In May 2008, classroom disrupter Alex Barton, 5, was finally made by his teacher at Morningside Elementary kindergarten in St. Lucie County, Fla., to sit down and listen to the accumulated complaints of his classmates, who then were asked to vote on asking Alex to leave the class.
He lost, 14-2.
Shortly afterward, Alex was diagnosed with a form of autism, and his mother filed a federal disability discrimination lawsuit, citing Alex’s “humiliation” by the voting incident.
A settlement was reached in recently when the school district agreed to pay Alex $350,000 (which included legal expenses).
Said Ms. Barton, “Money can’t take care of what the school district did to my family.”
Lawyer Terry Watkins admitted to a judge in Faribault, Minn., that his client William Melchert-Dinkel did things that were “abhorrent,” “sick” and “creepy,” but that doesn’t make him a criminal.

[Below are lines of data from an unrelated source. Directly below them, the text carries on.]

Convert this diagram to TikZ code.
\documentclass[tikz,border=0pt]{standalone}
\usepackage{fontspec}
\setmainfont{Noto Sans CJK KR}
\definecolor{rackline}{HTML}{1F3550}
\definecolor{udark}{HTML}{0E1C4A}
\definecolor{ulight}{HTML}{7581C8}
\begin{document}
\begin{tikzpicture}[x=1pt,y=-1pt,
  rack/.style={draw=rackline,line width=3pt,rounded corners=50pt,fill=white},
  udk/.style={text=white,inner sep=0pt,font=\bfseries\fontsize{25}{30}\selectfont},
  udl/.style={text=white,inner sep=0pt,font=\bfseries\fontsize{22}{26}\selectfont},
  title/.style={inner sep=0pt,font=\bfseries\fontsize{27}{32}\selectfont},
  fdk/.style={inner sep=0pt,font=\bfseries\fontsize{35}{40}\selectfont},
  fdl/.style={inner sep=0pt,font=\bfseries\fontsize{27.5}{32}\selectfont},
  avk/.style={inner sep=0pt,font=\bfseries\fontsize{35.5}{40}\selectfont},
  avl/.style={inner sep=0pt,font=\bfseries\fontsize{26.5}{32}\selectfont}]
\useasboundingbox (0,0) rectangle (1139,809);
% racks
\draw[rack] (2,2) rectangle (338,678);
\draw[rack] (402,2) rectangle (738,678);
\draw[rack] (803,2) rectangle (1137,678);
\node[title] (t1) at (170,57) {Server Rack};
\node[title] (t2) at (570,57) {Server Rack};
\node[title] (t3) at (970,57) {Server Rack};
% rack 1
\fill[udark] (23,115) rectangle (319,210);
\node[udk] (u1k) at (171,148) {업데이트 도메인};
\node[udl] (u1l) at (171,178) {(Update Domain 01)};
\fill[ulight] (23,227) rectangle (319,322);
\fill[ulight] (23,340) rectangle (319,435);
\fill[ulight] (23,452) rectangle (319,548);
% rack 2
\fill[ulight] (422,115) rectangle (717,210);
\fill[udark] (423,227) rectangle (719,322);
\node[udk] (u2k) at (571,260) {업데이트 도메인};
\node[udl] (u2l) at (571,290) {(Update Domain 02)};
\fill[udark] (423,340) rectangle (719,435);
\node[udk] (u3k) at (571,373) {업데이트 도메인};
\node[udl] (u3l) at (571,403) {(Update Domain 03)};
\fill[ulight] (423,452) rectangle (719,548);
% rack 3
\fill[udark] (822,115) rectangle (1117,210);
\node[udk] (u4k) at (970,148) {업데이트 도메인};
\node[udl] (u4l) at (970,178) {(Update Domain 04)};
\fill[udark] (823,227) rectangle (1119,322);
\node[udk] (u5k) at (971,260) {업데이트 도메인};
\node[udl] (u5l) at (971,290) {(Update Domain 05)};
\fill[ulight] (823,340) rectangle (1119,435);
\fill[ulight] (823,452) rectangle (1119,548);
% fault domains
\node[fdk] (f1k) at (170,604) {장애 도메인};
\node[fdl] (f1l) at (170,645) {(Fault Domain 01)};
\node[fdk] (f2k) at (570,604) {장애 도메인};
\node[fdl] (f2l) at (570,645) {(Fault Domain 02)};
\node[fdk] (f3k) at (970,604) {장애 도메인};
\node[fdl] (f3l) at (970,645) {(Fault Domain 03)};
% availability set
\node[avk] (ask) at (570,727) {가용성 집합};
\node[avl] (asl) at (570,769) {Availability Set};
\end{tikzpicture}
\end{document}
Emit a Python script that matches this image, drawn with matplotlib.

Melchert-Dinkel has been charged with two felonies for counseling depressed people online on the techniques and virtues of suicide.
For example, he recommended positioning for a noose to a Briton who hanged himself three days later.
A judge’s decision was pending at press time.
From time to time a woman appears in the news proudly displaying her years-long cultivation of fingernail growth.
This time it was Ms. Jazz Ison Sinkfield, a grandmother from Atlanta, who showed off her hands for WXIA-TV.
She admits some handicaps from her 20- to 24-inch long nails that skew and curl in seemingly random directions — e.g., no bowling, shoe-tying or computer work, and the expense of a five-hour, $250 salon session each month.
But she claims to be unfazed if people she meets find the sight of her nails repulsive.
Said Sinkfield, “Some people are jealous.”